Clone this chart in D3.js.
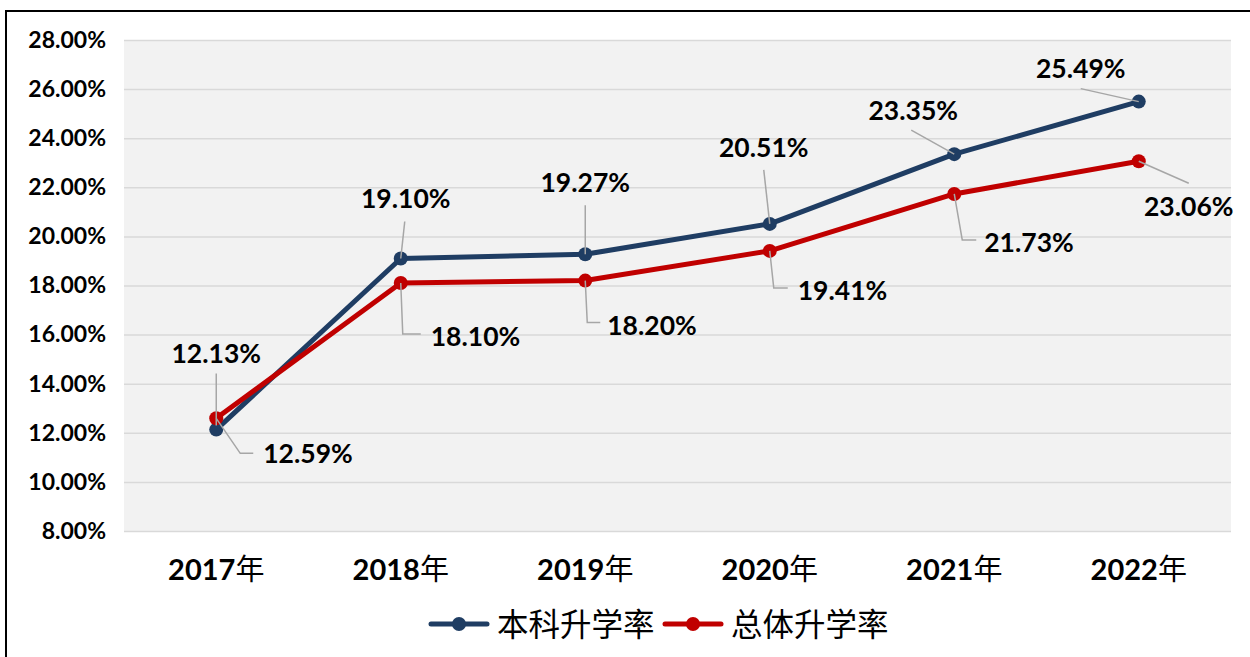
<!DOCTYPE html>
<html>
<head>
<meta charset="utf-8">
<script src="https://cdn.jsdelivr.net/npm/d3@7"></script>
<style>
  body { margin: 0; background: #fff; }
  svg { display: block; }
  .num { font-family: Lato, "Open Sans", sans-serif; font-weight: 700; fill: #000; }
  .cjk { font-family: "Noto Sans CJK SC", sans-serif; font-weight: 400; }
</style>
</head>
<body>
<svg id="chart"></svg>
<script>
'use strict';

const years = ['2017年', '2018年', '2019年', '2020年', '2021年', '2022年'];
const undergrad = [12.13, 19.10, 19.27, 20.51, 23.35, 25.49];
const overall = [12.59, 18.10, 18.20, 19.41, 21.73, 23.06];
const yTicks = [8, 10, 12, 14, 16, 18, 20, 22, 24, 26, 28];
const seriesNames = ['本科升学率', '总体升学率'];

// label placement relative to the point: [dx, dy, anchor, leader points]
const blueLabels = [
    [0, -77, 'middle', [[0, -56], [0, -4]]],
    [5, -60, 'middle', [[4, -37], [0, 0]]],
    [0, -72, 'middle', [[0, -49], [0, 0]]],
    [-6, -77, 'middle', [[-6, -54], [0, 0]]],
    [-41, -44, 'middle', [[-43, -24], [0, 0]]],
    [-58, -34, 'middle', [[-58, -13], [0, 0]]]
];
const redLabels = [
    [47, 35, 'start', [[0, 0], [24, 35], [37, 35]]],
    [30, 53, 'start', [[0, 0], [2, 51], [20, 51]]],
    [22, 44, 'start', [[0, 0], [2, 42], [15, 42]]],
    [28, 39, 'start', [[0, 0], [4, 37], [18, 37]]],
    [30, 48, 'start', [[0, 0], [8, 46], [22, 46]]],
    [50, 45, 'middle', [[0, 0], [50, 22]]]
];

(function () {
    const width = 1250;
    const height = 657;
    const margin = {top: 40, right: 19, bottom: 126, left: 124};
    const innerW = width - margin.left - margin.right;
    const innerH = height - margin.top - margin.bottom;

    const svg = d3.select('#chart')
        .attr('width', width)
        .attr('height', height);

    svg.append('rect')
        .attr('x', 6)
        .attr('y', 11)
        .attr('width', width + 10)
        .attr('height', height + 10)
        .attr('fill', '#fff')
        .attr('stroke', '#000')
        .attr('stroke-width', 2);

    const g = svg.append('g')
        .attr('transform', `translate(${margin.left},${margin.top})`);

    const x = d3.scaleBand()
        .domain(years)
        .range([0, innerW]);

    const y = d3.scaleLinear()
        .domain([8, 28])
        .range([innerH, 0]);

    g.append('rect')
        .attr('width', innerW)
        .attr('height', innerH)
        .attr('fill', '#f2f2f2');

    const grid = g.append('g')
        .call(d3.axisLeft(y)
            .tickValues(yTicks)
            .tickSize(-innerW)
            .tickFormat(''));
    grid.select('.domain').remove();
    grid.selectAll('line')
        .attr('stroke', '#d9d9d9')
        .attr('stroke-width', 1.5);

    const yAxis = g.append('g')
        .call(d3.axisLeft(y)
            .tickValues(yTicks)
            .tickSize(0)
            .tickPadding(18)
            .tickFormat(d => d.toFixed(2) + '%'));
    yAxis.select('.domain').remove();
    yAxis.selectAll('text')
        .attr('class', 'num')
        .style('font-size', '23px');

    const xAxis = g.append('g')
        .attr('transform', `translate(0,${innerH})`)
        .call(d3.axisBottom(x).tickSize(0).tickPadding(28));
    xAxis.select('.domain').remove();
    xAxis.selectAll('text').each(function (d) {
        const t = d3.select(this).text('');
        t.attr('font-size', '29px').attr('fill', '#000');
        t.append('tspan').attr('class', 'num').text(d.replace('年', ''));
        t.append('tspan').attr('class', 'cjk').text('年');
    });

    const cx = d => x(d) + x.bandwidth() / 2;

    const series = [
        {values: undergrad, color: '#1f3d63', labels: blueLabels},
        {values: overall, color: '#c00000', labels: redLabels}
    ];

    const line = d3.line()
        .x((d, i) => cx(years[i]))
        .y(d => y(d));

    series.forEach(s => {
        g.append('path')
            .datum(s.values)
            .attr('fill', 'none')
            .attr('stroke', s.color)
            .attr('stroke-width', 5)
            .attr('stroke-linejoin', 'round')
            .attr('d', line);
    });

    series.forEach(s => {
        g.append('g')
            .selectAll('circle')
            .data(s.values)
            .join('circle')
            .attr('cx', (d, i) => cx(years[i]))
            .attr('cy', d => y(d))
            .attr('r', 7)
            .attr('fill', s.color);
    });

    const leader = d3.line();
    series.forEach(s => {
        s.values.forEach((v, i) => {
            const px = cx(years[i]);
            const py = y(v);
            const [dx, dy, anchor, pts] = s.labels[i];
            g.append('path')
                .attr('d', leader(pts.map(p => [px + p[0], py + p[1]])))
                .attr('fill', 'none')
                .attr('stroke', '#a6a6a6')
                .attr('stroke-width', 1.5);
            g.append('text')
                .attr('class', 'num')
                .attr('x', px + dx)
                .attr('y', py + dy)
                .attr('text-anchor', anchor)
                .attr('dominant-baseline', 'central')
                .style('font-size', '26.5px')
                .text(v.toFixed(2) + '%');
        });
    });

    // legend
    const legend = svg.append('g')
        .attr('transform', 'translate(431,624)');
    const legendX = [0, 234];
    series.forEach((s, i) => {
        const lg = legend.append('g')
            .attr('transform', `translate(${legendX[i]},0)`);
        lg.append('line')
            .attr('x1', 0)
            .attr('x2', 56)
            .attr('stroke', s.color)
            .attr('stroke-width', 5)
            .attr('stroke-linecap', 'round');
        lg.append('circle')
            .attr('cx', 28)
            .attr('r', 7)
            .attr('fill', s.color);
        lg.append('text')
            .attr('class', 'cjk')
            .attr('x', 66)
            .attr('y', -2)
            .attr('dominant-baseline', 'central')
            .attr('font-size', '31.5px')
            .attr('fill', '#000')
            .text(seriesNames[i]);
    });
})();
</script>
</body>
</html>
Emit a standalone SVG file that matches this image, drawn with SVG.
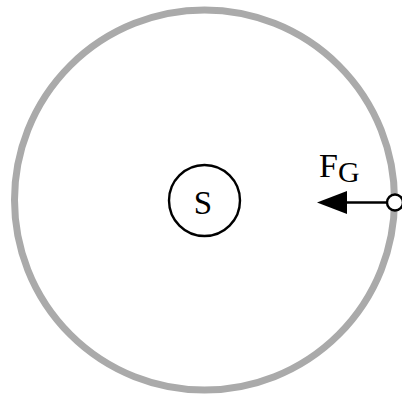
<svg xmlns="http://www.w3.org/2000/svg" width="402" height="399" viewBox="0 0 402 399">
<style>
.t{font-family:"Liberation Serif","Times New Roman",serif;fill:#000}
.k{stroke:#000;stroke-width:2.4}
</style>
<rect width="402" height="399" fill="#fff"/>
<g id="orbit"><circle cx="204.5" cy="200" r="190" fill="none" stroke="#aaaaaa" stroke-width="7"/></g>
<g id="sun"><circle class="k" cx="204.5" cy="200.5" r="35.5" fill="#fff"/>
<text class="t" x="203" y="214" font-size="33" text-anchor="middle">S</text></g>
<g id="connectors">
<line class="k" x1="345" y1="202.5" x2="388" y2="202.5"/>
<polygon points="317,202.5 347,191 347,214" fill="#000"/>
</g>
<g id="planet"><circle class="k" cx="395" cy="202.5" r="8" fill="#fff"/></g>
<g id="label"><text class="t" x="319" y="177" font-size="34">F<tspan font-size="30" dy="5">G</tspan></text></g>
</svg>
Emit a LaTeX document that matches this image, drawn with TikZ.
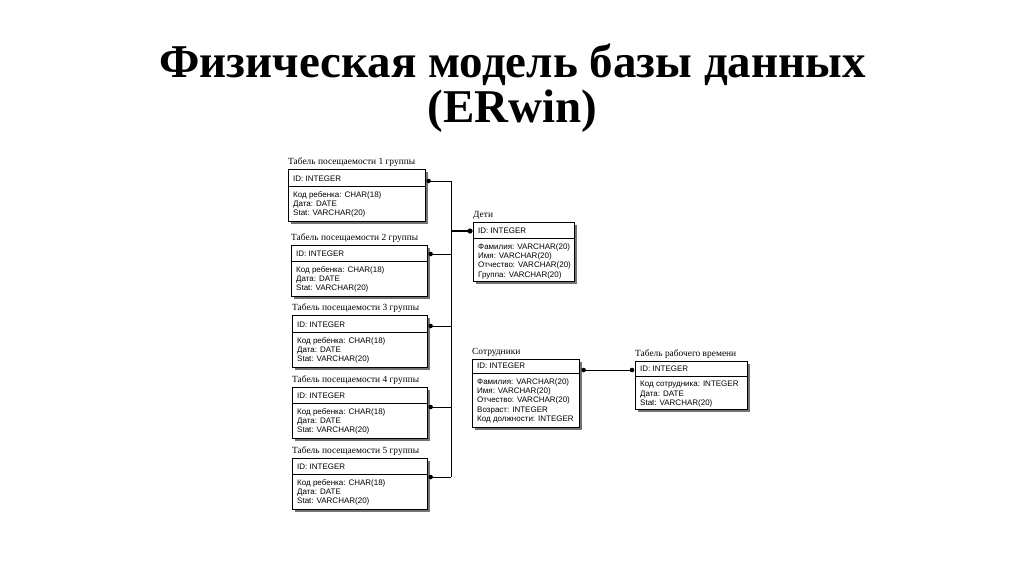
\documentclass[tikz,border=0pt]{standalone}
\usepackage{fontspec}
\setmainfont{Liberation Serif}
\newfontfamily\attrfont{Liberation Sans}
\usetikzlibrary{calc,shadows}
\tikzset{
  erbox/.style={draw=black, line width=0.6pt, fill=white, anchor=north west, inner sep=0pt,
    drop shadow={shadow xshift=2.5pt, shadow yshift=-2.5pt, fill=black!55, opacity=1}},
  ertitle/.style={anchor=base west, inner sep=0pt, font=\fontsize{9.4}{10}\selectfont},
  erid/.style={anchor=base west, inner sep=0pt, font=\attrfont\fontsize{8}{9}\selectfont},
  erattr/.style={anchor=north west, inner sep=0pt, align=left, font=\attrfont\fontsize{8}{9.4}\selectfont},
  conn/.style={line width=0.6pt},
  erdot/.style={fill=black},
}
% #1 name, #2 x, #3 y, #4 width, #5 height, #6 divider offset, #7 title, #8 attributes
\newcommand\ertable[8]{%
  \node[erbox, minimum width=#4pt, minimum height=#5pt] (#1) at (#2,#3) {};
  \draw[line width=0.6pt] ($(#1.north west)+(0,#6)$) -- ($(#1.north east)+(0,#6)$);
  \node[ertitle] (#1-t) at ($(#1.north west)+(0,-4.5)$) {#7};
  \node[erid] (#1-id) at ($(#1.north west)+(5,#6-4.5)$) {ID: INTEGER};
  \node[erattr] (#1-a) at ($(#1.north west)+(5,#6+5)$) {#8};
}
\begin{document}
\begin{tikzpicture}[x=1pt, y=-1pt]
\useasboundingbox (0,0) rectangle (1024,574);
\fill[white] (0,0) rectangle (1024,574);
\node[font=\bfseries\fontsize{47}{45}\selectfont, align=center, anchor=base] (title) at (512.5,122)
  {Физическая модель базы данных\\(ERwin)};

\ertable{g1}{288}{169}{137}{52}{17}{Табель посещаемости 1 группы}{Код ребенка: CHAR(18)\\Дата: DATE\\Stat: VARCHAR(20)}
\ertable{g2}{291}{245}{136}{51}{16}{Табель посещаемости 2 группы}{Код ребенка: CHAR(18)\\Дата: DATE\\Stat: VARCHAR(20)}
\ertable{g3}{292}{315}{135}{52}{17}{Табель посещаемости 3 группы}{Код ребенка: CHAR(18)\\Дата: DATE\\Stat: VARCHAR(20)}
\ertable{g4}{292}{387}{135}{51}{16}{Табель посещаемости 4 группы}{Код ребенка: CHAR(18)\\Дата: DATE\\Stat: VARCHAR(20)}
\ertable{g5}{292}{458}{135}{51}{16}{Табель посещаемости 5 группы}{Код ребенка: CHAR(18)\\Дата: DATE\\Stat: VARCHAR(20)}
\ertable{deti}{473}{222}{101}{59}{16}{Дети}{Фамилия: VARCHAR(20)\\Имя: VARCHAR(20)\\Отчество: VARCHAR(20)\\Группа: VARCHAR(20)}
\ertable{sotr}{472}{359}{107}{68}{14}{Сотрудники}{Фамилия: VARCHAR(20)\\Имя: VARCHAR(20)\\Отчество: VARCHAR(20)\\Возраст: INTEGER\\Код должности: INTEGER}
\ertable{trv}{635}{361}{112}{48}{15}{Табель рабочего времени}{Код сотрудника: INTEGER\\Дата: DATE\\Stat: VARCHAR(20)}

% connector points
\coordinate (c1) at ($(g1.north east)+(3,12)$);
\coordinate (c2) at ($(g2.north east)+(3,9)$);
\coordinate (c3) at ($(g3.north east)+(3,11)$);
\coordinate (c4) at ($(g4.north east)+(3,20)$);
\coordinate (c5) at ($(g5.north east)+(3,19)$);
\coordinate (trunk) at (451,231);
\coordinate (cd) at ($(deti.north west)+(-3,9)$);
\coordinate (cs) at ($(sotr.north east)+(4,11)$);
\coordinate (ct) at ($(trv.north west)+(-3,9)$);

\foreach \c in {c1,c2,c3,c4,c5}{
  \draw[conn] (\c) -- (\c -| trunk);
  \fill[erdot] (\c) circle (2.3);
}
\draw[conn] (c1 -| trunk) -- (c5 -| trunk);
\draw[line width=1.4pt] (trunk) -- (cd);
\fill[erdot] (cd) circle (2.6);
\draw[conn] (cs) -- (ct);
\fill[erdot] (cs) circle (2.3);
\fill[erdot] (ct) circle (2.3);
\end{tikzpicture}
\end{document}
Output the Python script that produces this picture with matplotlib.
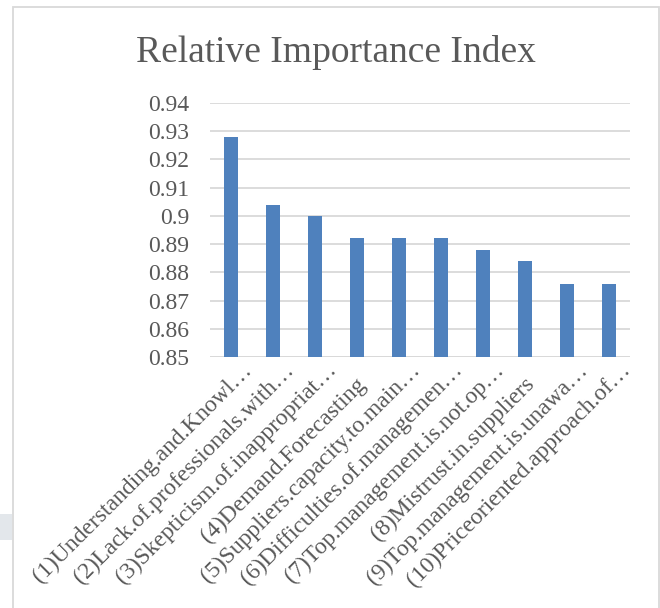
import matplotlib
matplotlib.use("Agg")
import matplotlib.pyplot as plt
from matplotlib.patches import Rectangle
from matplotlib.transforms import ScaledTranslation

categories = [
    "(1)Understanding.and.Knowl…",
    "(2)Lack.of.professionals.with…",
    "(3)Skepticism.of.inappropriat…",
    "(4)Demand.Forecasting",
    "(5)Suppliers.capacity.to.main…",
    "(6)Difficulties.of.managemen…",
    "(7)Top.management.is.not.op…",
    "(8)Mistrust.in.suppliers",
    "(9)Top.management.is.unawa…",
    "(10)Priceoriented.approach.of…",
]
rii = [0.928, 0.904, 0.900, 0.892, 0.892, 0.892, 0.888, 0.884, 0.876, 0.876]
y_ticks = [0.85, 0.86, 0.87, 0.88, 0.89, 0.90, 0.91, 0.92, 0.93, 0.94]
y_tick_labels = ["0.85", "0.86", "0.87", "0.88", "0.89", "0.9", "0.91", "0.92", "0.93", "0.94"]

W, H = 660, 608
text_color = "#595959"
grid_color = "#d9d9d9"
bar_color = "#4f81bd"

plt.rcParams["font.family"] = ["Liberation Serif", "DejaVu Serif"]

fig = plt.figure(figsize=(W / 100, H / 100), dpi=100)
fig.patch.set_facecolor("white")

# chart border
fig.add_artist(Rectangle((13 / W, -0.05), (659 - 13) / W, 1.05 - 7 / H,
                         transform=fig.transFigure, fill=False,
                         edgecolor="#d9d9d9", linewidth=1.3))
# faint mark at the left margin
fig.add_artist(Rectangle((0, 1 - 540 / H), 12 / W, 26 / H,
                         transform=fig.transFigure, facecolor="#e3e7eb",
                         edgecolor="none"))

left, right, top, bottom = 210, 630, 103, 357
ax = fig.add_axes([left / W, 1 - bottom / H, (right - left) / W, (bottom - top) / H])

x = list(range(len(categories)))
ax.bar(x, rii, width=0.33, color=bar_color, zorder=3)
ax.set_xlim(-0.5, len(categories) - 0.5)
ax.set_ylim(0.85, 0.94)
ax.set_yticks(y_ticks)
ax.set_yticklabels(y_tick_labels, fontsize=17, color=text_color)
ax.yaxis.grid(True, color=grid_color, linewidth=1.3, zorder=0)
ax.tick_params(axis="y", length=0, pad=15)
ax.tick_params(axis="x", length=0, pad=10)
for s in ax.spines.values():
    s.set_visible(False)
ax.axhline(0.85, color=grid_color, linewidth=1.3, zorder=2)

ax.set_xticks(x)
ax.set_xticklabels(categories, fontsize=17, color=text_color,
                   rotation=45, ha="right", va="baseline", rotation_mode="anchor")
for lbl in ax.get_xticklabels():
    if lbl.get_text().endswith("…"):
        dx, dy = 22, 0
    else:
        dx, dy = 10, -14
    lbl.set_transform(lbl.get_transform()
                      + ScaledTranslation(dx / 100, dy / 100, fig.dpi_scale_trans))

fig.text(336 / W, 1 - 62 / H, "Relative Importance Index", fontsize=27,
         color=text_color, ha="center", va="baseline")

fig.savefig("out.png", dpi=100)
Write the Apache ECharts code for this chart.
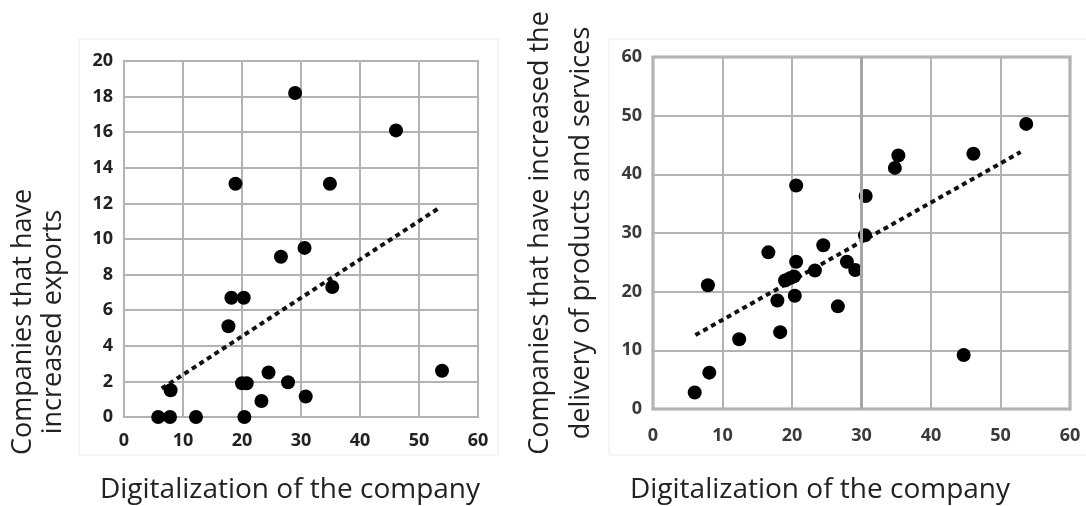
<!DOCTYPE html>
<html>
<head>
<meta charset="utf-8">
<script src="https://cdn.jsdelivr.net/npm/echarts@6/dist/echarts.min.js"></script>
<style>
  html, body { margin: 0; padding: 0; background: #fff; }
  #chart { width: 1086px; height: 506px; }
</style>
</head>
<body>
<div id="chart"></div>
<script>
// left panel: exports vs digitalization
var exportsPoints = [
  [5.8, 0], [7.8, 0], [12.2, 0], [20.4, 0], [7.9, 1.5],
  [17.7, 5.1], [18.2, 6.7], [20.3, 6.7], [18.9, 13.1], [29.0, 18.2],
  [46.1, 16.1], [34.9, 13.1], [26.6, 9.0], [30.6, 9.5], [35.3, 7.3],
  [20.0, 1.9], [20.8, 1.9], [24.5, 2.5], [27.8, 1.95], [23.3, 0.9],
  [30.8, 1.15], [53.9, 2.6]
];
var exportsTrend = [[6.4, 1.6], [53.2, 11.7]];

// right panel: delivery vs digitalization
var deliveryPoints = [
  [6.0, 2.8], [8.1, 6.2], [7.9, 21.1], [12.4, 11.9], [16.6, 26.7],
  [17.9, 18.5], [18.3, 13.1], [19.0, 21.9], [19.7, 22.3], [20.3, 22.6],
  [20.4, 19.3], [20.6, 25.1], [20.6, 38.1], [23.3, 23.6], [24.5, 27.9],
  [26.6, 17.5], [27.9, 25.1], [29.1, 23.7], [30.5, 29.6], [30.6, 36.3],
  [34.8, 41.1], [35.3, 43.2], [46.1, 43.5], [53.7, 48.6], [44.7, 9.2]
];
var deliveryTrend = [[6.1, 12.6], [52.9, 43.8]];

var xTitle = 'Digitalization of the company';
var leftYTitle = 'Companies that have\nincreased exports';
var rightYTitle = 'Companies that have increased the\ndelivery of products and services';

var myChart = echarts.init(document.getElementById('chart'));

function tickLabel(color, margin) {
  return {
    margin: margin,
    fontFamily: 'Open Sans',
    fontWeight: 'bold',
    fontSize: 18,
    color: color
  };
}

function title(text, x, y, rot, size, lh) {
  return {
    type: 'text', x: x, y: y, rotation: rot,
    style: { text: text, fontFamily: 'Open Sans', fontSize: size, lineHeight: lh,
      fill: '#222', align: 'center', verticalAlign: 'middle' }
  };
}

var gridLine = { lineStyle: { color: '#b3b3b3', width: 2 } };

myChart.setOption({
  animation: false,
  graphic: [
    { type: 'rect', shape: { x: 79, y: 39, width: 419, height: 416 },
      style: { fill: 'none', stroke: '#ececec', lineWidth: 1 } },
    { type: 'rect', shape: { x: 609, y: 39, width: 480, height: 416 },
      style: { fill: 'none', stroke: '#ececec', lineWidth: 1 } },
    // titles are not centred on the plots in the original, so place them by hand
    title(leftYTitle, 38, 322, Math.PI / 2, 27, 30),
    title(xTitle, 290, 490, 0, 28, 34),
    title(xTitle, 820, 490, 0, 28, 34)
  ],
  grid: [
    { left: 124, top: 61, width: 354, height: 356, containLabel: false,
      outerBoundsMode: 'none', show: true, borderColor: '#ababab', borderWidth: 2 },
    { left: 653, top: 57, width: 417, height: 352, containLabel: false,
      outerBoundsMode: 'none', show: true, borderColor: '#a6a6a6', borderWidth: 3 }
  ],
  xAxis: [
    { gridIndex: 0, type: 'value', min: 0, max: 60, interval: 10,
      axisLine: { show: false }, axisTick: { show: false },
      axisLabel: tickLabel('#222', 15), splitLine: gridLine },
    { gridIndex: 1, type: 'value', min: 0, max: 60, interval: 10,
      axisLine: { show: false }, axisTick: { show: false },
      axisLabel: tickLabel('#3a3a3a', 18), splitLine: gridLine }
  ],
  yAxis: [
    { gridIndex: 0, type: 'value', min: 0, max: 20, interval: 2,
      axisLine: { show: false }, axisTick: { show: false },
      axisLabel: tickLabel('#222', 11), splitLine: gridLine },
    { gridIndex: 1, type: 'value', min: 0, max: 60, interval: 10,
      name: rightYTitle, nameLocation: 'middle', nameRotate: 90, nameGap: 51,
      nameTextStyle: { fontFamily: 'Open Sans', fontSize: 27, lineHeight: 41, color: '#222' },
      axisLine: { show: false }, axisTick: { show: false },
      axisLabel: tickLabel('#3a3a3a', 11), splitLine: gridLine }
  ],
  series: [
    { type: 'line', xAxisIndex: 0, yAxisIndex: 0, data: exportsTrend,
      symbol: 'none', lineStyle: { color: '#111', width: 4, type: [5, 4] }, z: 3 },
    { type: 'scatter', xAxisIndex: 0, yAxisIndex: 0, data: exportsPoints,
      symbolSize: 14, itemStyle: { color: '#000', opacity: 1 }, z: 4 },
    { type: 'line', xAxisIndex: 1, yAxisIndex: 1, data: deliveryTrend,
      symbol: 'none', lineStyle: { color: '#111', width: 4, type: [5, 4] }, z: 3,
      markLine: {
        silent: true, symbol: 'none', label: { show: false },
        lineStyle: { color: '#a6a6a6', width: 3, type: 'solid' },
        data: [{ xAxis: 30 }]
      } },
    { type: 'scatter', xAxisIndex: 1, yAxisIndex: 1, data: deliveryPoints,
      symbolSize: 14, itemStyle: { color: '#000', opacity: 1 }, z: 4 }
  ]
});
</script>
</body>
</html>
+ + + + + + +
■ To do:
Read the entries and pick out all lines that include the word "drawn".

■ Written solution:
Emit a standalone SVG file that matches this image, drawn with SVG.
Emit a LaTeX document that matches this image, drawn with TikZ.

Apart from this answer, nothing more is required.